-- start of Provided data --
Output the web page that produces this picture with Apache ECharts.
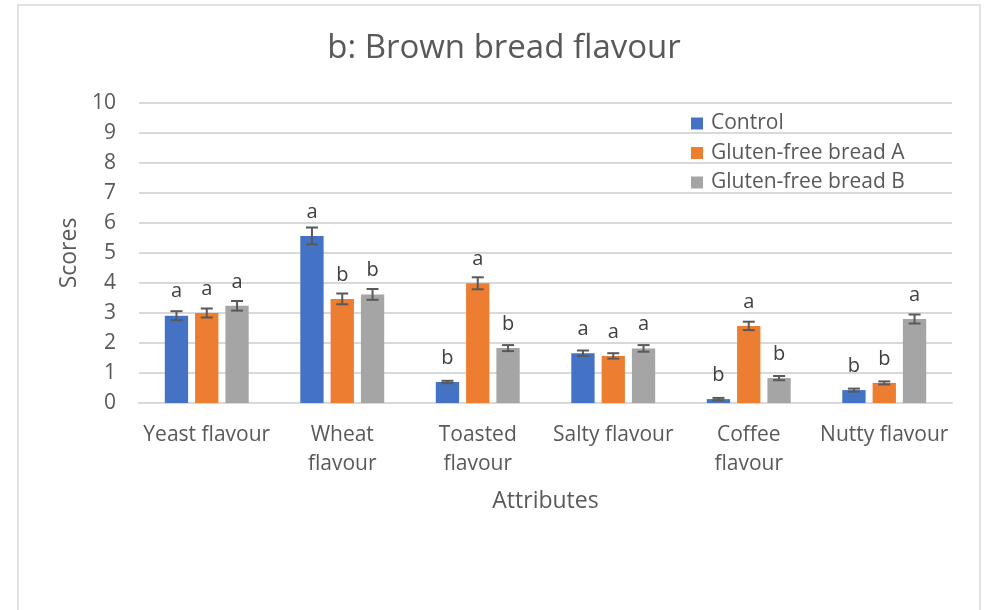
-- end of Provided data --
-- start of Provided data --
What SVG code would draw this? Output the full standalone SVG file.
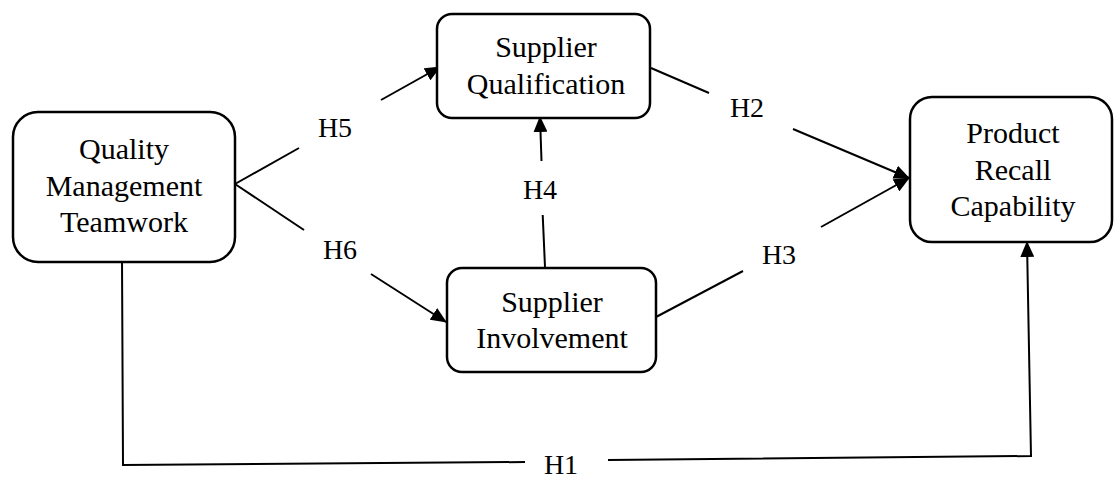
-- end of Provided data --
-- start of Provided data --
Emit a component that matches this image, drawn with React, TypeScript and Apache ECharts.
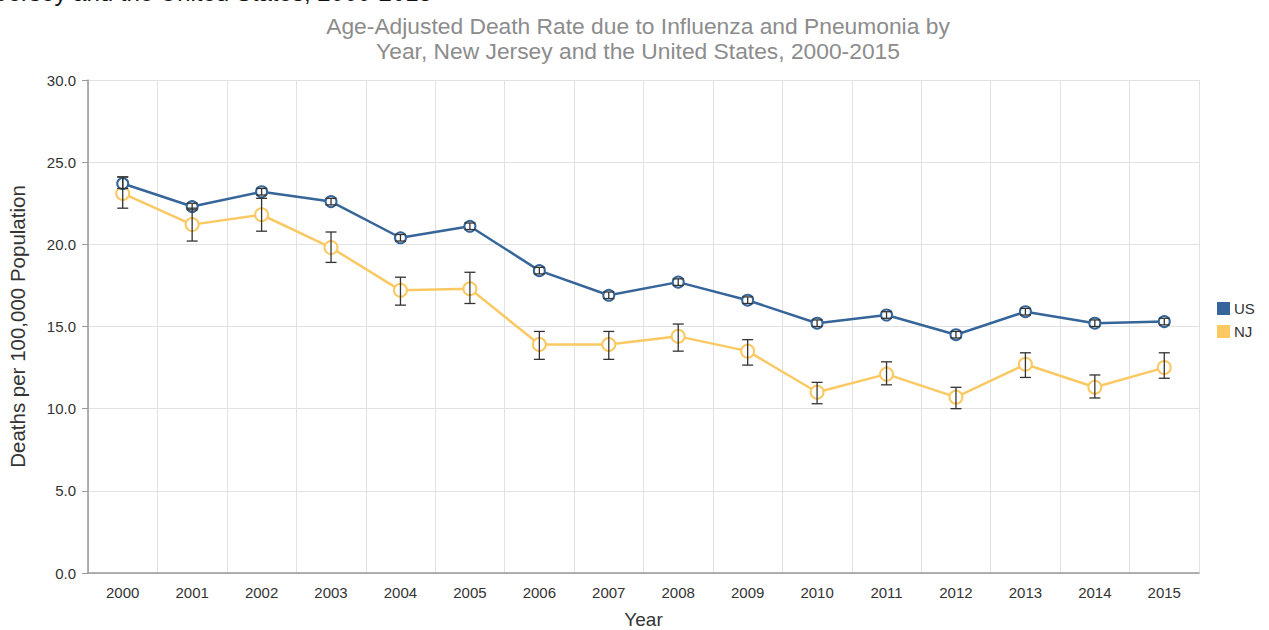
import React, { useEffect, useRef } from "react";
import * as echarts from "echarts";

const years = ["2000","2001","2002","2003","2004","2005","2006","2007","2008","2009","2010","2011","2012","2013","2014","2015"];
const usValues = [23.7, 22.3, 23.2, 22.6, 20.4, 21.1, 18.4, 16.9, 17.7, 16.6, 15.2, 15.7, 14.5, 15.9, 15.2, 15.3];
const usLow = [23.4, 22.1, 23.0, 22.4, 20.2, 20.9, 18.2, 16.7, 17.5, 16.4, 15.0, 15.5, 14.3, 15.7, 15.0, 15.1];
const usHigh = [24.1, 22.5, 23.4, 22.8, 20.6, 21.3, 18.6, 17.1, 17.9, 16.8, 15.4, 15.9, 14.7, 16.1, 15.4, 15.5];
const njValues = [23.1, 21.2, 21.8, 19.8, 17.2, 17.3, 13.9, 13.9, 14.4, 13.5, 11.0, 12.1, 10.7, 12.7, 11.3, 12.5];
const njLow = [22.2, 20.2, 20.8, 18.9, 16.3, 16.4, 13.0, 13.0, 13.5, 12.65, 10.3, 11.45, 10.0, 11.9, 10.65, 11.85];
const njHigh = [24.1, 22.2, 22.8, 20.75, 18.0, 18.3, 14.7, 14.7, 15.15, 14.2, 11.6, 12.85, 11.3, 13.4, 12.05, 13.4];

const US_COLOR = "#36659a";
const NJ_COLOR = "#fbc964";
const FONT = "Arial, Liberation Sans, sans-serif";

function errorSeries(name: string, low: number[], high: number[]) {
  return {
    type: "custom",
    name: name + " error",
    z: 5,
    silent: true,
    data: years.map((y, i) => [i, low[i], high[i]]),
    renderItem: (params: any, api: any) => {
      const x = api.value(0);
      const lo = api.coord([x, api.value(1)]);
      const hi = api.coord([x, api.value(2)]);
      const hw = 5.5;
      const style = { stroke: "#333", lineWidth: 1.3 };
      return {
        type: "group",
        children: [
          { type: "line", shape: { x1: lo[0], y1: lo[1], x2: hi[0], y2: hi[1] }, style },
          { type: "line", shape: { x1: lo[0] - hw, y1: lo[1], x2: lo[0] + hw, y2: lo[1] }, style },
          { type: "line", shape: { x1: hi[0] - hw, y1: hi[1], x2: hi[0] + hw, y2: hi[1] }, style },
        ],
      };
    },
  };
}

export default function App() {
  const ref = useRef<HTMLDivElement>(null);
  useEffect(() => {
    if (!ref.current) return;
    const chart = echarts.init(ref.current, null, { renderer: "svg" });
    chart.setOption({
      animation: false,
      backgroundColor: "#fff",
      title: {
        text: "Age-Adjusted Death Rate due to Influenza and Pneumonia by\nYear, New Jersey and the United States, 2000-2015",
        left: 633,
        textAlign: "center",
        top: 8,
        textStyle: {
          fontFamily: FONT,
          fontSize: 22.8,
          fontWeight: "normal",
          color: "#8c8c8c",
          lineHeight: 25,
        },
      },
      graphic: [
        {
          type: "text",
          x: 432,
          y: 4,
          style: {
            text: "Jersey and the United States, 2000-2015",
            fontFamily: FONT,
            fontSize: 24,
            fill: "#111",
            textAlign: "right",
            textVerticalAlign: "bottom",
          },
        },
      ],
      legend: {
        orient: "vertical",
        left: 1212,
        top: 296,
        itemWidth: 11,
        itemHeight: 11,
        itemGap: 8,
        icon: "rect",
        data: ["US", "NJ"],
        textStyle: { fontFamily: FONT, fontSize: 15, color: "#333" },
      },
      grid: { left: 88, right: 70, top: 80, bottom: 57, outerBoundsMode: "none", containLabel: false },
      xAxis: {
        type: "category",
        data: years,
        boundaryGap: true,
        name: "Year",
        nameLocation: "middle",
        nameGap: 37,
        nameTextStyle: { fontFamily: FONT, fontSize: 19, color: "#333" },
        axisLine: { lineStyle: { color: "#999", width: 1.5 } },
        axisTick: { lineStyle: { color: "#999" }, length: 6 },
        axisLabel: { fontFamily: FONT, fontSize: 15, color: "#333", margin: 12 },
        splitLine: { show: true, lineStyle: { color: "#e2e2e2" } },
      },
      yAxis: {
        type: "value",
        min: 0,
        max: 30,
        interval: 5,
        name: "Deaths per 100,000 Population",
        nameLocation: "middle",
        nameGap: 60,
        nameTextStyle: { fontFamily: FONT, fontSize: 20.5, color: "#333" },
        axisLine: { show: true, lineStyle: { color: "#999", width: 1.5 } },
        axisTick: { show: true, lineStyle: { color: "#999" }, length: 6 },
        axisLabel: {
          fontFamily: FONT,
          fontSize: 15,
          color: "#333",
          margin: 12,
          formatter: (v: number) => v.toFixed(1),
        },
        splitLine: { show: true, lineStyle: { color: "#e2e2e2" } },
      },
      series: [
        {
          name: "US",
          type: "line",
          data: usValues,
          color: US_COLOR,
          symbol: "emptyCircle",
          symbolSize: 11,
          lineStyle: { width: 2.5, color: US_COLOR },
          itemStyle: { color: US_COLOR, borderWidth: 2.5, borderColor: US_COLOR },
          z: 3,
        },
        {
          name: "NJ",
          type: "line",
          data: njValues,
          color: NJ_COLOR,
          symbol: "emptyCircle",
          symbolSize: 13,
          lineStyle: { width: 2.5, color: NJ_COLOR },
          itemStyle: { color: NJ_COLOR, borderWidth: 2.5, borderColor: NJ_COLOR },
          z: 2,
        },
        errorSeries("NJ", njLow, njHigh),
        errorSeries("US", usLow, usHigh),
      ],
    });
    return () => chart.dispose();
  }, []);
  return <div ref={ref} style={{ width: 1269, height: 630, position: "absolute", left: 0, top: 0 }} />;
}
-- end of Provided data --
Both the line containing "Emit a component" and the line containing "import * as" belong in the copy, along with every line between them. Reproduce that stretch exactly, without the pictures.

Emit a component that matches this image, drawn with React, TypeScript and Apache ECharts.
import React, { useEffect, useRef } from "react";
import * as echarts from "echarts";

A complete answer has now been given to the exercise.